> _Task requirements_
Write out again, word for word, the lines below from the line that holds "What Chart.js code" through the line that holds "const edgeMax = [87.5, 100, 100, 100, 100];", omitting pictures.

··· Provided records ···

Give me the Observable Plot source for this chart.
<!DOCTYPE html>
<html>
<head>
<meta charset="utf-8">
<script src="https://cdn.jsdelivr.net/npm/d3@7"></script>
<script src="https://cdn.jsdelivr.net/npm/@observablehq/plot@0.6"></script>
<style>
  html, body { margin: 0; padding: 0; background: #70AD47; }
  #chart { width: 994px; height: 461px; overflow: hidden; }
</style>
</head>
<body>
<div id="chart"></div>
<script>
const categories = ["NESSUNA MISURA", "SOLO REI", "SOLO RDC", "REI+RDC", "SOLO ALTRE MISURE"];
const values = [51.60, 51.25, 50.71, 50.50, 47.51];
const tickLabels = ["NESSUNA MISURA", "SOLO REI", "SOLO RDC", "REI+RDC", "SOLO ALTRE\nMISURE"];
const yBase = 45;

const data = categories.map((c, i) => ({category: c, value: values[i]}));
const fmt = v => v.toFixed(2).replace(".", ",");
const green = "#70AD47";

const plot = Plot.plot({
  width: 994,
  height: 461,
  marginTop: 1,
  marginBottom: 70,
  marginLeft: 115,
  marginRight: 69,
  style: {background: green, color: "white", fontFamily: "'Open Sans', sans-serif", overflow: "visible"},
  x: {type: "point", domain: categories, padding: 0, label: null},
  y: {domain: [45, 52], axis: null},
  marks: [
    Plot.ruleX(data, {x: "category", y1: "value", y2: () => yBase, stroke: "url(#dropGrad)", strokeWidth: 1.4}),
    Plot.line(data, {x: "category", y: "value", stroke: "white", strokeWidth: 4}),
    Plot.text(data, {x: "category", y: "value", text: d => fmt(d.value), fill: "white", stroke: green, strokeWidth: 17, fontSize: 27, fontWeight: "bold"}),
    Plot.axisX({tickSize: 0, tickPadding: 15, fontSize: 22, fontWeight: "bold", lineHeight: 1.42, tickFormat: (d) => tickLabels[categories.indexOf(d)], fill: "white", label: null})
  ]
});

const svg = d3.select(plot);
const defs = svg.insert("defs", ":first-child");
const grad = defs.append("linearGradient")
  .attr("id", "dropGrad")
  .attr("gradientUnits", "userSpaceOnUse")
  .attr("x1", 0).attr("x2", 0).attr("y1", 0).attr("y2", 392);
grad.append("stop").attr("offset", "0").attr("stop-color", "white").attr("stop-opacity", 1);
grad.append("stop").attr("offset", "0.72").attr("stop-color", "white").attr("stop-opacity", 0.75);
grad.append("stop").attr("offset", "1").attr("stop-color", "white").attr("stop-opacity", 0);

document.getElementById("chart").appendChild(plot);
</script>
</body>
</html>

···
··· Provided records ···

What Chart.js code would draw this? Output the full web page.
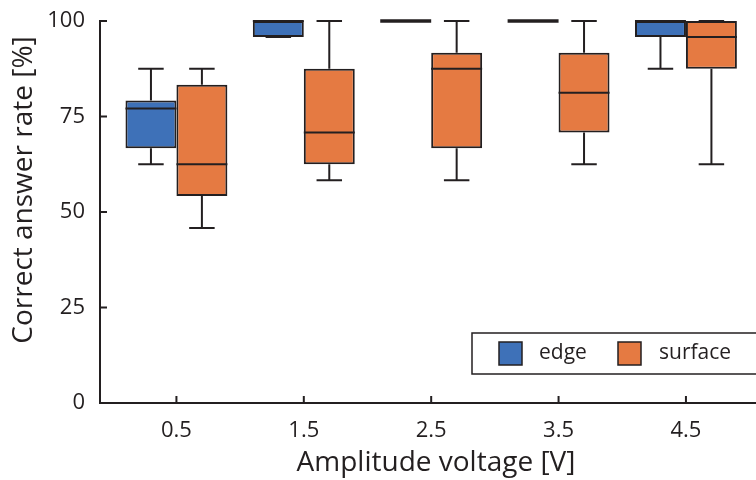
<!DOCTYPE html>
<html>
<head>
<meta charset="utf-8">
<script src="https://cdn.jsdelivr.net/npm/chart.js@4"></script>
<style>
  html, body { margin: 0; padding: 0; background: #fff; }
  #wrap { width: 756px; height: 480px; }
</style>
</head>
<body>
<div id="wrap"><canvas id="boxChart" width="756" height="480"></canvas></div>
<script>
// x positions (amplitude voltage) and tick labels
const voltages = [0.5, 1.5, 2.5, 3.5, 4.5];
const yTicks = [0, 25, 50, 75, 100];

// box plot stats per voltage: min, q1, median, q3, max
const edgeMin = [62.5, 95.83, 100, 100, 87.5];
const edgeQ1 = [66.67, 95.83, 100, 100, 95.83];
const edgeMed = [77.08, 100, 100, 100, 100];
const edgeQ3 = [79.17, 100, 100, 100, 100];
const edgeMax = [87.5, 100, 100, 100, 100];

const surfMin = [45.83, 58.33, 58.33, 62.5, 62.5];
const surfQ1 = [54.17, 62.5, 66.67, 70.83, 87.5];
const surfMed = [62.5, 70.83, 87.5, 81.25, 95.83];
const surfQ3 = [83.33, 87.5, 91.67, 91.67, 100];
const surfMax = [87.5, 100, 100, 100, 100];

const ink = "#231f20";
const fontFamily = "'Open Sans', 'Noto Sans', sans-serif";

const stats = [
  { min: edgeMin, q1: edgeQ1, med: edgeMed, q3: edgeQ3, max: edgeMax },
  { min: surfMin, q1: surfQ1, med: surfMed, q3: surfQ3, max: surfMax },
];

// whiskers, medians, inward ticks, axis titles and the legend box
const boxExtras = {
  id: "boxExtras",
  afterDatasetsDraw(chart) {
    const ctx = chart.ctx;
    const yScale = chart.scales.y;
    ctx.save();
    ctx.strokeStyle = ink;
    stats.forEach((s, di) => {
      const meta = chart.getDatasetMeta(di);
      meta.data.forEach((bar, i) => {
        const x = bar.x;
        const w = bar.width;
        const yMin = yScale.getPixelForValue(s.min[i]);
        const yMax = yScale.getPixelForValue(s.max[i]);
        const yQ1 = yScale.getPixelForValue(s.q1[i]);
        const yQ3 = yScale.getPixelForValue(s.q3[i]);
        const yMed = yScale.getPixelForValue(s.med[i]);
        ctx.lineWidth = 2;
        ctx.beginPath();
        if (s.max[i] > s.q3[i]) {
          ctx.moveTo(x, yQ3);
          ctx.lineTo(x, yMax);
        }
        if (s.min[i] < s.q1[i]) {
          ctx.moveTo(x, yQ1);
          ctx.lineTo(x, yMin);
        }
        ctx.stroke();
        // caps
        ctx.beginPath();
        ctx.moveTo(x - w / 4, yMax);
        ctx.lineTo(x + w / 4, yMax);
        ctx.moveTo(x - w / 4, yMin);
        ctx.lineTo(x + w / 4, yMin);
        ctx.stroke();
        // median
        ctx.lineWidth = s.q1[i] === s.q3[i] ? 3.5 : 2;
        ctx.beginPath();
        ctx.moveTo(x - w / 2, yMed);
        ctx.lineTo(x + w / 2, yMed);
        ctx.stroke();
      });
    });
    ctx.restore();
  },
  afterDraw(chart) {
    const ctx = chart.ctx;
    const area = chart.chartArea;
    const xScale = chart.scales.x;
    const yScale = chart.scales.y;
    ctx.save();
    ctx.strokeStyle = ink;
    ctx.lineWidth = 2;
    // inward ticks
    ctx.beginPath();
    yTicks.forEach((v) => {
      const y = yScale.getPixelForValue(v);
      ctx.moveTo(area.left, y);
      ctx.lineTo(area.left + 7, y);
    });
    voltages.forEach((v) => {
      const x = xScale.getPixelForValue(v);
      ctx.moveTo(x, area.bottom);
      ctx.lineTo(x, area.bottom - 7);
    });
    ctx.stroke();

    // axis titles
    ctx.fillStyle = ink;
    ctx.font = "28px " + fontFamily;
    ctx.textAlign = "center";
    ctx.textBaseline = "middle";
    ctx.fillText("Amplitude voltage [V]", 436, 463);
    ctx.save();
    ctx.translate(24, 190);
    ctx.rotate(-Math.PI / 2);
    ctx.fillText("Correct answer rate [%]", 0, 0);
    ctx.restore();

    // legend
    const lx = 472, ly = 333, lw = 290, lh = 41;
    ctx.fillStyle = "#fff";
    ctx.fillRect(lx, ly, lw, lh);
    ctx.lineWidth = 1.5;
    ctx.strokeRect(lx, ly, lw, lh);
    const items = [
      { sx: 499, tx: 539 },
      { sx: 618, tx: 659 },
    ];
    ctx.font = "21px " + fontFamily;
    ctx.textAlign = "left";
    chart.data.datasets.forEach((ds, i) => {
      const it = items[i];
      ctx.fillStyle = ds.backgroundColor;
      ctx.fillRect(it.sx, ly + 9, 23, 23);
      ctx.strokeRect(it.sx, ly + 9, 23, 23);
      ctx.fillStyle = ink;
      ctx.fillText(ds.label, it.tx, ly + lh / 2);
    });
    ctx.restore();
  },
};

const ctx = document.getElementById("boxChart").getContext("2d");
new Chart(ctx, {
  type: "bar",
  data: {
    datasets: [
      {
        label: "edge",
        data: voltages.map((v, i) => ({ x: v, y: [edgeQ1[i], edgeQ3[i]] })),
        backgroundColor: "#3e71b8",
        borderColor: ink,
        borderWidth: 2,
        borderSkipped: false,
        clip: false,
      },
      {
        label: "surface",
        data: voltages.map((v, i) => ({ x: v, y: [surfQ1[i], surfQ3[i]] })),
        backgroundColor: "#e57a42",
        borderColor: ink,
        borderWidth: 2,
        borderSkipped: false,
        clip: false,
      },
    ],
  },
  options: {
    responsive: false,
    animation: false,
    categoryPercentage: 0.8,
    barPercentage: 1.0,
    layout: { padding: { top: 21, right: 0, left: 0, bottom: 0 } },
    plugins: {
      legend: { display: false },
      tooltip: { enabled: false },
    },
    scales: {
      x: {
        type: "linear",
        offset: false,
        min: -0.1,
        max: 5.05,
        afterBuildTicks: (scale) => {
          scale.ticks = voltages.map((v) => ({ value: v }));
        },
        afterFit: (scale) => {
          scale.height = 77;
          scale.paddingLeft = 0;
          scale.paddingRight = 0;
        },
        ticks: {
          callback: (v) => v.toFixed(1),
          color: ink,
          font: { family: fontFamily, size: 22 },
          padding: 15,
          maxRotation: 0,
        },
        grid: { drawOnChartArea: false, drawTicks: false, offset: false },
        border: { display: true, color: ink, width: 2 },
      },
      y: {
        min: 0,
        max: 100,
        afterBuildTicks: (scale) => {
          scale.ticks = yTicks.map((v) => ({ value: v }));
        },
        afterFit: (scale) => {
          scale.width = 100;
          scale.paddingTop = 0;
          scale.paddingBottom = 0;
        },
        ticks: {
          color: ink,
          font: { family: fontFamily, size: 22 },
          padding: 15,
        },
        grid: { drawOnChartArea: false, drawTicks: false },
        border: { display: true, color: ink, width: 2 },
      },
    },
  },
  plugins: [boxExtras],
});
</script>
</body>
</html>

···

> _Full solution_
What Chart.js code would draw this? Output the full web page.
<!DOCTYPE html>
<html>
<head>
<meta charset="utf-8">
<script src="https://cdn.jsdelivr.net/npm/chart.js@4"></script>
<style>
  html, body { margin: 0; padding: 0; background: #fff; }
  #wrap { width: 756px; height: 480px; }
</style>
</head>
<body>
<div id="wrap"><canvas id="boxChart" width="756" height="480"></canvas></div>
<script>
// x positions (amplitude voltage) and tick labels
const voltages = [0.5, 1.5, 2.5, 3.5, 4.5];
const yTicks = [0, 25, 50, 75, 100];

// box plot stats per voltage: min, q1, median, q3, max
const edgeMin = [62.5, 95.83, 100, 100, 87.5];
const edgeQ1 = [66.67, 95.83, 100, 100, 95.83];
const edgeMed = [77.08, 100, 100, 100, 100];
const edgeQ3 = [79.17, 100, 100, 100, 100];
const edgeMax = [87.5, 100, 100, 100, 100];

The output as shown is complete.